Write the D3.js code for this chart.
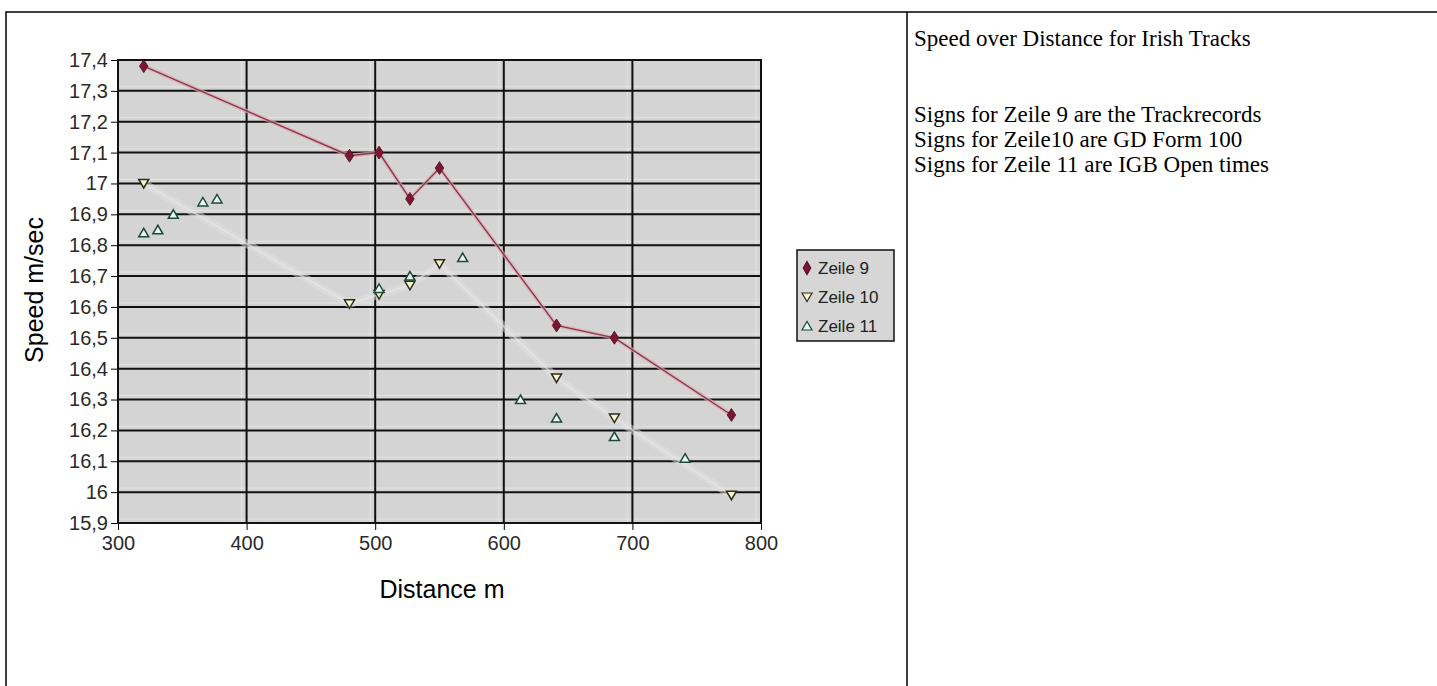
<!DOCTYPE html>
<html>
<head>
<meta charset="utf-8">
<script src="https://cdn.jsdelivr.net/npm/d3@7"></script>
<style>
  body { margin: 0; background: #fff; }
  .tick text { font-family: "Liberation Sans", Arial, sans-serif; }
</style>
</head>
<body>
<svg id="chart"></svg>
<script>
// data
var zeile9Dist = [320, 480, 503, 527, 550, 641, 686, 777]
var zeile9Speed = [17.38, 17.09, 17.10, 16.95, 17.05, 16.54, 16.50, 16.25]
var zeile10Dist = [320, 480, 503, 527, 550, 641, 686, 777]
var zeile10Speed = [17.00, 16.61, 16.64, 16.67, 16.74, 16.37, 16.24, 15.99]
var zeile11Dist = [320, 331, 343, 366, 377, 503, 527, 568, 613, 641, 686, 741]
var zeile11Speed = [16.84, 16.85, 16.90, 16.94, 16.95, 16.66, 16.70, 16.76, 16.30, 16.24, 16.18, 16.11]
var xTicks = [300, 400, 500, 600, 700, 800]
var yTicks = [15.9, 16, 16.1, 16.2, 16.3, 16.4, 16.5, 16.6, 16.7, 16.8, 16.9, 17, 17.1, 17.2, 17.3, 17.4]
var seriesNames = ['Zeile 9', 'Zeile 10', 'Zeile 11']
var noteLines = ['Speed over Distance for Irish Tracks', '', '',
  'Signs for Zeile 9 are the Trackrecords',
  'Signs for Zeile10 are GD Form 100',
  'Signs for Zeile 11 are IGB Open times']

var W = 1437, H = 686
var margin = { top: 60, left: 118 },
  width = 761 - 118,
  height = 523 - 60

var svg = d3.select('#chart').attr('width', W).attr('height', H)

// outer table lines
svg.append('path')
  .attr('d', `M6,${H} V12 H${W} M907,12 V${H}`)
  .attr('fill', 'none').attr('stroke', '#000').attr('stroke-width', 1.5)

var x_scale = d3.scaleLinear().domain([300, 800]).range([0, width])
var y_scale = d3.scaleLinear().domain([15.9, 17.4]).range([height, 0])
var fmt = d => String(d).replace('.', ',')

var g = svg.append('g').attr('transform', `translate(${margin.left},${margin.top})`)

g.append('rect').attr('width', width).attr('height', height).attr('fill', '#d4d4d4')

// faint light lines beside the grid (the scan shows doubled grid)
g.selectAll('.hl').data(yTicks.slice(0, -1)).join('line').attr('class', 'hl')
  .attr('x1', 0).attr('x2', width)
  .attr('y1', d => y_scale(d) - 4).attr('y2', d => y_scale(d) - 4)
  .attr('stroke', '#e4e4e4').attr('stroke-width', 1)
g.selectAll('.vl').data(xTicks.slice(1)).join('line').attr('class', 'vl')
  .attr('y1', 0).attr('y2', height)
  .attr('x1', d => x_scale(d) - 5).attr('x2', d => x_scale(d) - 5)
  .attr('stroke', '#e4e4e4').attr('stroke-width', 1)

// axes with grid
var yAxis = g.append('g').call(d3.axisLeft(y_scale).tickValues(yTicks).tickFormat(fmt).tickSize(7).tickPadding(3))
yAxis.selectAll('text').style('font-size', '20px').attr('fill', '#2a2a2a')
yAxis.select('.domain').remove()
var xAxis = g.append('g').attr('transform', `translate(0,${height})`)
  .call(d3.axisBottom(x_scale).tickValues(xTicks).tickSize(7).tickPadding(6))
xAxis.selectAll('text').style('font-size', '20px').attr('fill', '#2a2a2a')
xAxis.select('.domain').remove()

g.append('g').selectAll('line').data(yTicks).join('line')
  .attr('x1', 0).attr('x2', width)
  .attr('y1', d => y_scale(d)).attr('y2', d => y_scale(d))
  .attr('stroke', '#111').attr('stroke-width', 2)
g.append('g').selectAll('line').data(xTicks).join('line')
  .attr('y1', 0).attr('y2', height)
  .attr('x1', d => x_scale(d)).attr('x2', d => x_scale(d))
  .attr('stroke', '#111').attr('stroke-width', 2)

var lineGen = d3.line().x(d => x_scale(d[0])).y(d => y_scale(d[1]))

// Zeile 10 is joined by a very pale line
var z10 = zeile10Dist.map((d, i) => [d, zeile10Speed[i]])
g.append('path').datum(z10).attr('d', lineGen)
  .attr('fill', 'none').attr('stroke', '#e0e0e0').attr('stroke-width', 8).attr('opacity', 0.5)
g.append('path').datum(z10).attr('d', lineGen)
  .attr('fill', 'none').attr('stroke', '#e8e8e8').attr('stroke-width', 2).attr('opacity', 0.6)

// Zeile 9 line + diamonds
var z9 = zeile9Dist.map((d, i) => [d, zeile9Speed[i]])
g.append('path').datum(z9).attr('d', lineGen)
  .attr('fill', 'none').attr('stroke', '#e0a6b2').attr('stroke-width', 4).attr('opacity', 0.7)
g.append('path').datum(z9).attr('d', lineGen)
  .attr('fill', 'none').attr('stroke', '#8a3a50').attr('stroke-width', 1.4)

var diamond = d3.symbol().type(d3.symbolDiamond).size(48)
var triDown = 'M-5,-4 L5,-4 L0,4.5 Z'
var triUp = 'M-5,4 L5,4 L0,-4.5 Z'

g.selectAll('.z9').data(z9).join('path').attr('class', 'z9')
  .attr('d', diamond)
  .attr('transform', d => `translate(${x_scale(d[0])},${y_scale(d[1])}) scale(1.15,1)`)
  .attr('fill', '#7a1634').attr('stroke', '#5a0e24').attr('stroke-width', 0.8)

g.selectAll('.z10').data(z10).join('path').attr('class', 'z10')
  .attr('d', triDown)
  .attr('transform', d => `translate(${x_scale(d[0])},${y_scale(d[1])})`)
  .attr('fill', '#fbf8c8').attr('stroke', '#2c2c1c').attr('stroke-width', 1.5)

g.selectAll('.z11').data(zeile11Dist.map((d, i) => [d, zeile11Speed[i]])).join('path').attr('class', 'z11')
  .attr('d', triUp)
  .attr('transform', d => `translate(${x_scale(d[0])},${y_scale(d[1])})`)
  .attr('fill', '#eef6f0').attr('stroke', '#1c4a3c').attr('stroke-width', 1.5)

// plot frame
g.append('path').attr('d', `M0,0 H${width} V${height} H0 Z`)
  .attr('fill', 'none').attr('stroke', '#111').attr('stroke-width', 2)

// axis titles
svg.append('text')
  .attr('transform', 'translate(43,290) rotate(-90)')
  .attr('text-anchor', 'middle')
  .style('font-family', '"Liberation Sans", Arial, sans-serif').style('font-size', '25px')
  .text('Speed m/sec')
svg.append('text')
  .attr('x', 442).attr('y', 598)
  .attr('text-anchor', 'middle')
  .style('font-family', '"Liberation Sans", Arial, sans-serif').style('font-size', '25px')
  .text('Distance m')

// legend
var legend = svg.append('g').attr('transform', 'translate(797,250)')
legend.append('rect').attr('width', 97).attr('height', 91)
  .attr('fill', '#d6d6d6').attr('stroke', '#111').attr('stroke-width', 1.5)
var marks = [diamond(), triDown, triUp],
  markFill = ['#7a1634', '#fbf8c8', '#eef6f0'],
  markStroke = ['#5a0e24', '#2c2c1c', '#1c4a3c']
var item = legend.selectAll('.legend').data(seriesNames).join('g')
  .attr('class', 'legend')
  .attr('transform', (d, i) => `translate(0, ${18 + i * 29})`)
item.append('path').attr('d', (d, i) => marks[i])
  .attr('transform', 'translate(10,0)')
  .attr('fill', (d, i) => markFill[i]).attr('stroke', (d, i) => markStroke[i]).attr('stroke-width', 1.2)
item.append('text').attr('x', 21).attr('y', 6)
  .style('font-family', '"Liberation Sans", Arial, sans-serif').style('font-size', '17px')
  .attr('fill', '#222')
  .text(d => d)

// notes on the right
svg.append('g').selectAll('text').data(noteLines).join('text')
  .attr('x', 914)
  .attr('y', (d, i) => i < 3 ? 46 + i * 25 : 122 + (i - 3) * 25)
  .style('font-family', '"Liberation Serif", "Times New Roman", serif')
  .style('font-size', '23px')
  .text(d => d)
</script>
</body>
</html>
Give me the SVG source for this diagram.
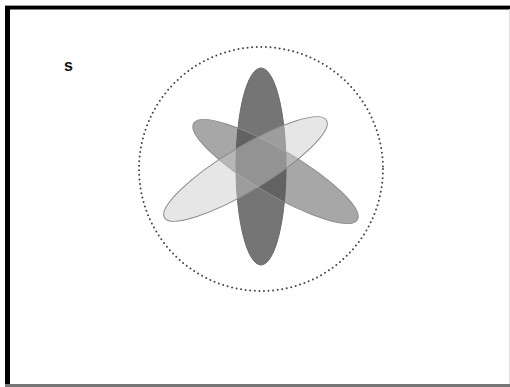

* [THE PROBLEM]: From the material above, copy each line that includes the word "chart".

* [TASK RESULT]:
Write the D3.js code for this chart.
<svg id="chart"></svg>
var svg = d3.select('#chart').attr('width', W).attr('height', H)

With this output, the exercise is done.